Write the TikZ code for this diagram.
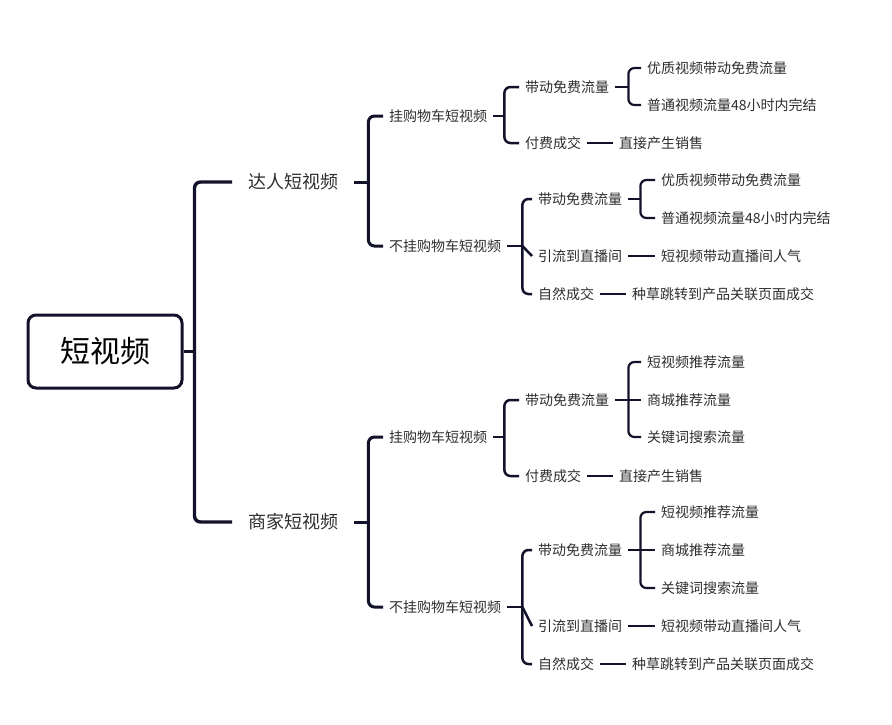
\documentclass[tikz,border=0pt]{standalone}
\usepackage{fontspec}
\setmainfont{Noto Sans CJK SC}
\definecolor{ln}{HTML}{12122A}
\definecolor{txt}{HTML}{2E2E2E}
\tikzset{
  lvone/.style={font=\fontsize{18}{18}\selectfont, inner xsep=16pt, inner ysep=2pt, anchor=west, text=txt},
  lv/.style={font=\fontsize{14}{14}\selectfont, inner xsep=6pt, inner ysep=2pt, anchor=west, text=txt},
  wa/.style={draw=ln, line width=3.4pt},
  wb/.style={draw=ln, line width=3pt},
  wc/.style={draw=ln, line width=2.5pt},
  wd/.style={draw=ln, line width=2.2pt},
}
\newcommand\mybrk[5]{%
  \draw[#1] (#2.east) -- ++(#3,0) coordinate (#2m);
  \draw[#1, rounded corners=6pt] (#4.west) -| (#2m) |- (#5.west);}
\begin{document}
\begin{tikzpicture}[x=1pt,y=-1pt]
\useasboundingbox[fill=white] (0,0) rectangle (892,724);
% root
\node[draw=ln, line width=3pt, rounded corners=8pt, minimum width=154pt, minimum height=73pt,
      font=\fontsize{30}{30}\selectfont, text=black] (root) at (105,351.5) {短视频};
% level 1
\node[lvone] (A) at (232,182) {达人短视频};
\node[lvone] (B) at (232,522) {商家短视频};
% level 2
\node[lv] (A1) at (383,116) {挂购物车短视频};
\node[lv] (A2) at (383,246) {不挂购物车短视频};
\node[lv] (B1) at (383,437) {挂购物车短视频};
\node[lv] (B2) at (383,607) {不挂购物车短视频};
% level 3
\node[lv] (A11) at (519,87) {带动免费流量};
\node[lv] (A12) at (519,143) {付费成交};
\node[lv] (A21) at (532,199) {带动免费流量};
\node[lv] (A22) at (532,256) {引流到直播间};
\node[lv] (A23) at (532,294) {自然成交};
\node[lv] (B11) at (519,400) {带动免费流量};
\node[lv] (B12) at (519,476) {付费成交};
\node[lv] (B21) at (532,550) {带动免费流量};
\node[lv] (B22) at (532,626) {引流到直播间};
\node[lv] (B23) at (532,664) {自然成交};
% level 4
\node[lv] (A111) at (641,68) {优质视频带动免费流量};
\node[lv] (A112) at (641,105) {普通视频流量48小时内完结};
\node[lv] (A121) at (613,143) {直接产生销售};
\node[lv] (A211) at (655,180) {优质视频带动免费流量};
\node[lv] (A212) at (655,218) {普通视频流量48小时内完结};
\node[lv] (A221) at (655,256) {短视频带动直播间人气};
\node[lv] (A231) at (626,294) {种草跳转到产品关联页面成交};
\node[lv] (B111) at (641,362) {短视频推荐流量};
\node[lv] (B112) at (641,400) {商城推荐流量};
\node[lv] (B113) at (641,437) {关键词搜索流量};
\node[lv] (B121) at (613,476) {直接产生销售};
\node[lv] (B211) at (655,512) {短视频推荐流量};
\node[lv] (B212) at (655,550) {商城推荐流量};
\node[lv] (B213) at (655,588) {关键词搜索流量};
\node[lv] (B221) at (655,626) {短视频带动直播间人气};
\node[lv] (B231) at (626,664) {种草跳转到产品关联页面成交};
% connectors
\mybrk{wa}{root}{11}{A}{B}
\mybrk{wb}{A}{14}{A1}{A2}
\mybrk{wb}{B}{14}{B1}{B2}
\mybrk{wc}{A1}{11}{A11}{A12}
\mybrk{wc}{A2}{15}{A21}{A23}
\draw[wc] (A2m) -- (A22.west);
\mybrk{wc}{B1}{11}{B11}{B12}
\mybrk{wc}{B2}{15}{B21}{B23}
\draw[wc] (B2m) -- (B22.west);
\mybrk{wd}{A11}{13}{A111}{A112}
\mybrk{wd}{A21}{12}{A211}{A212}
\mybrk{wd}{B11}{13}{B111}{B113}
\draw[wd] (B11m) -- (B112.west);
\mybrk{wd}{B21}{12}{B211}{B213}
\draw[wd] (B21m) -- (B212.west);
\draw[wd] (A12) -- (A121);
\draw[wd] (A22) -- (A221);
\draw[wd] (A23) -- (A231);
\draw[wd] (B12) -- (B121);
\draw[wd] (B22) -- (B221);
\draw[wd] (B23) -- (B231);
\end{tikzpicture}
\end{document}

--- Task brief ---
Leave the pictures out and output the rest of the listing exactly.

--- Output ---
Write the TikZ code for this diagram.
\documentclass[tikz,border=0pt]{standalone}
\usepackage{fontspec}
\setmainfont{Noto Sans CJK SC}
\definecolor{ln}{HTML}{12122A}
\definecolor{txt}{HTML}{2E2E2E}
\tikzset{
  lvone/.style={font=\fontsize{18}{18}\selectfont, inner xsep=16pt, inner ysep=2pt, anchor=west, text=txt},
  lv/.style={font=\fontsize{14}{14}\selectfont, inner xsep=6pt, inner ysep=2pt, anchor=west, text=txt},
  wa/.style={draw=ln, line width=3.4pt},
  wb/.style={draw=ln, line width=3pt},
  wc/.style={draw=ln, line width=2.5pt},
  wd/.style={draw=ln, line width=2.2pt},
}
\newcommand\mybrk[5]{%
  \draw[#1] (#2.east) -- ++(#3,0) coordinate (#2m);
  \draw[#1, rounded corners=6pt] (#4.west) -| (#2m) |- (#5.west);}
\begin{document}
\begin{tikzpicture}[x=1pt,y=-1pt]
\useasboundingbox[fill=white] (0,0) rectangle (892,724);
% root
\node[draw=ln, line width=3pt, rounded corners=8pt, minimum width=154pt, minimum height=73pt,
      font=\fontsize{30}{30}\selectfont, text=black] (root) at (105,351.5) {短视频};
% level 1
\node[lvone] (A) at (232,182) {达人短视频};
\node[lvone] (B) at (232,522) {商家短视频};
% level 2
\node[lv] (A1) at (383,116) {挂购物车短视频};
\node[lv] (A2) at (383,246) {不挂购物车短视频};
\node[lv] (B1) at (383,437) {挂购物车短视频};
\node[lv] (B2) at (383,607) {不挂购物车短视频};
% level 3
\node[lv] (A11) at (519,87) {带动免费流量};
\node[lv] (A12) at (519,143) {付费成交};
\node[lv] (A21) at (532,199) {带动免费流量};
\node[lv] (A22) at (532,256) {引流到直播间};
\node[lv] (A23) at (532,294) {自然成交};
\node[lv] (B11) at (519,400) {带动免费流量};
\node[lv] (B12) at (519,476) {付费成交};
\node[lv] (B21) at (532,550) {带动免费流量};
\node[lv] (B22) at (532,626) {引流到直播间};
\node[lv] (B23) at (532,664) {自然成交};
% level 4
\node[lv] (A111) at (641,68) {优质视频带动免费流量};
\node[lv] (A112) at (641,105) {普通视频流量48小时内完结};
\node[lv] (A121) at (613,143) {直接产生销售};
\node[lv] (A211) at (655,180) {优质视频带动免费流量};
\node[lv] (A212) at (655,218) {普通视频流量48小时内完结};
\node[lv] (A221) at (655,256) {短视频带动直播间人气};
\node[lv] (A231) at (626,294) {种草跳转到产品关联页面成交};
\node[lv] (B111) at (641,362) {短视频推荐流量};
\node[lv] (B112) at (641,400) {商城推荐流量};
\node[lv] (B113) at (641,437) {关键词搜索流量};
\node[lv] (B121) at (613,476) {直接产生销售};
\node[lv] (B211) at (655,512) {短视频推荐流量};
\node[lv] (B212) at (655,550) {商城推荐流量};
\node[lv] (B213) at (655,588) {关键词搜索流量};
\node[lv] (B221) at (655,626) {短视频带动直播间人气};
\node[lv] (B231) at (626,664) {种草跳转到产品关联页面成交};
% connectors
\mybrk{wa}{root}{11}{A}{B}
\mybrk{wb}{A}{14}{A1}{A2}
\mybrk{wb}{B}{14}{B1}{B2}
\mybrk{wc}{A1}{11}{A11}{A12}
\mybrk{wc}{A2}{15}{A21}{A23}
\draw[wc] (A2m) -- (A22.west);
\mybrk{wc}{B1}{11}{B11}{B12}
\mybrk{wc}{B2}{15}{B21}{B23}
\draw[wc] (B2m) -- (B22.west);
\mybrk{wd}{A11}{13}{A111}{A112}
\mybrk{wd}{A21}{12}{A211}{A212}
\mybrk{wd}{B11}{13}{B111}{B113}
\draw[wd] (B11m) -- (B112.west);
\mybrk{wd}{B21}{12}{B211}{B213}
\draw[wd] (B21m) -- (B212.west);
\draw[wd] (A12) -- (A121);
\draw[wd] (A22) -- (A221);
\draw[wd] (A23) -- (A231);
\draw[wd] (B12) -- (B121);
\draw[wd] (B22) -- (B221);
\draw[wd] (B23) -- (B231);
\end{tikzpicture}
\end{document}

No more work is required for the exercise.